We started our company and in a few months, we were manufacturing, in a week after manufacturing a small amount, we had our first sale, in a few more weeks we had our first national sales, in a couple months we were selling 100,000.00/month to a very well known, national company and to one of the nations leading Senior Health Care Facilities. Since August of 2003, this company has sold “SugarBlend” nationally to our clients.

It’s been a hard road and success did not come over night. There were many business partners along the way that wanted to steal everything, there have been investors along the way that wanted to steal everything…we’ve been in court a couple of times because of this…an potential investor stole an 18,000.00 check off from a desk and cashed it in…that almost put us under.

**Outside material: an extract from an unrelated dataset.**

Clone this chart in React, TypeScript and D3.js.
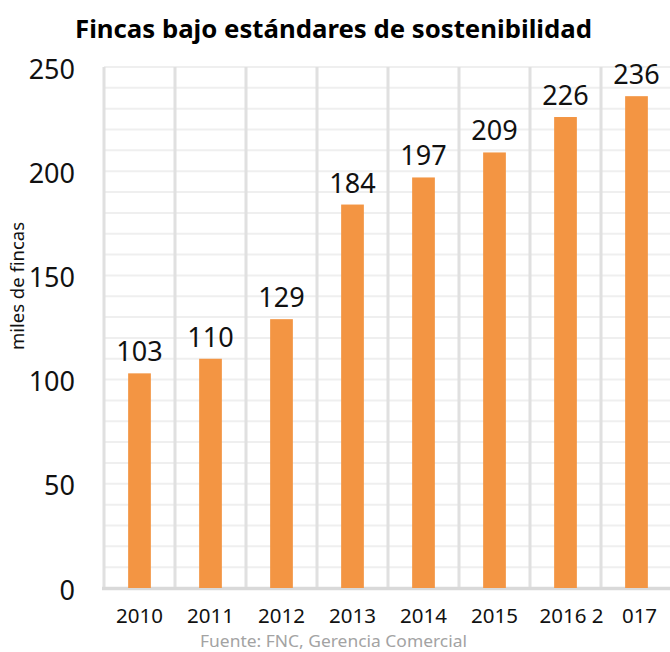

We had people that wanted to give us licensing agreements, our friends, that kept telling us…we will never hurt you! and then would take all the money, never paid the fees and walked away with almost everything while we paid the price losing 780,000.00 in one year…lost to friends who would “never hurt” us and forced us into person bankruptcy. Our company is still going strong and our product sales are still climbing up, growth is slow and methodical, which is a conservative growth, but it’s a growth.

So what advise would I give to those that want to start a small business and be successful? First I would say, run…don’t walk away…this is not for the faint of heart! Check your area if it’s a service and see if there is really a need and a mind set for what you want to offer. Check out competition and do your homework to make sure that this company will be viable. Next, Get your ducks in a row, decide how you want your company to run, to move and to grow. Make plans and goals, if you don’t reach those goals, then it’s time to go back and redesign your plan of attack and your methods. Be aware of business partners…do you need one?…can you do this yourself…are you strong willed? Can you take criticism and can they? Can you hire out the expertise? It might be easier if you can do that. Re-invest…Budget your profits so you don’t need a bank or an investor…Banks are a horrible place to go for a loan or anything! If you don’t do well, they will take the fillings out of your teeth to get their money back!…they will bankrupt you faster than an investor. Investors…if you plan right, you won’t need their money, if you don’t plan right, they will end up owning all your hard work and anything else they can too…just like banks. The saying…”Those who have the gold make the rules” is true, so just don’t need their gold. The last bit of advise I would give is this…If you are self employed…this will be your life, your whole life, so make sure the sacrifices are worth it, some just aren’t.